Libya is planning to extradite the brother of Manchester Arena bomber Salman Abedi to Britain by the end of the year, Libya’s UN-backed Prime Minister Fayez Al-Sarraj told the BBC in an interview.

Britain last year submitted a request to extradite Hashem Abedi after the bombing in May 2017 in which 22 people — many of them minors — were killed.

Abedi detonated the bomb, killing himself, outside one of the arena exits shortly after the end of a concert by pre-teen idol Ariana Grande.

Hashem Abedi is suspected of involvement and is wanted by Manchester police on charges of murder, attempted murder and conspiracy to cause explosions.

In an interview with the BBC on the sidelines of an international conference in Italy, Al-Sarraj said: “I think from here to the end of this year we will finish all the legal procedures in Libya.

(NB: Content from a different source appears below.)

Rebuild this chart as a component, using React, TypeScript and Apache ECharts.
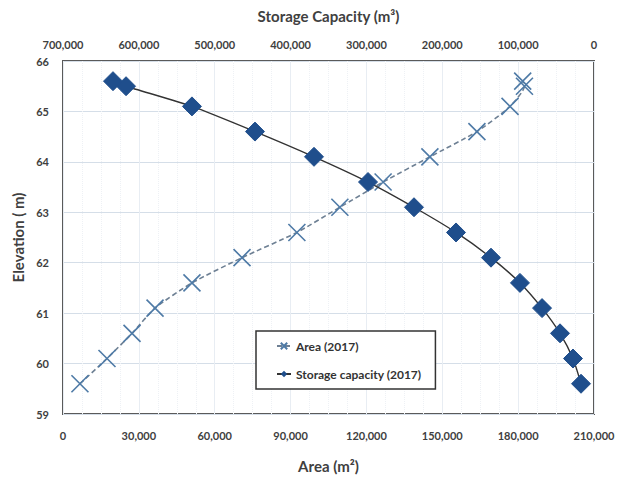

“We are fully cooperating because we understand the suffering of the families of the victims of this terrorist attack.

“According to the general prosecutor we can extradite. After we complete the legal process in Libya it is only a matter of time.”

When Britain first made the extradition request in November 2017, the armed group holding him refused it.

The Manchester Arena bombing was Britain’s worst terror attack in more than a decade.

Salman Abedi was born in Manchester in 1994, to parents who had been granted asylum after fleeing Muammer Qaddafi’s regime.

He was in Libya just days before the attack.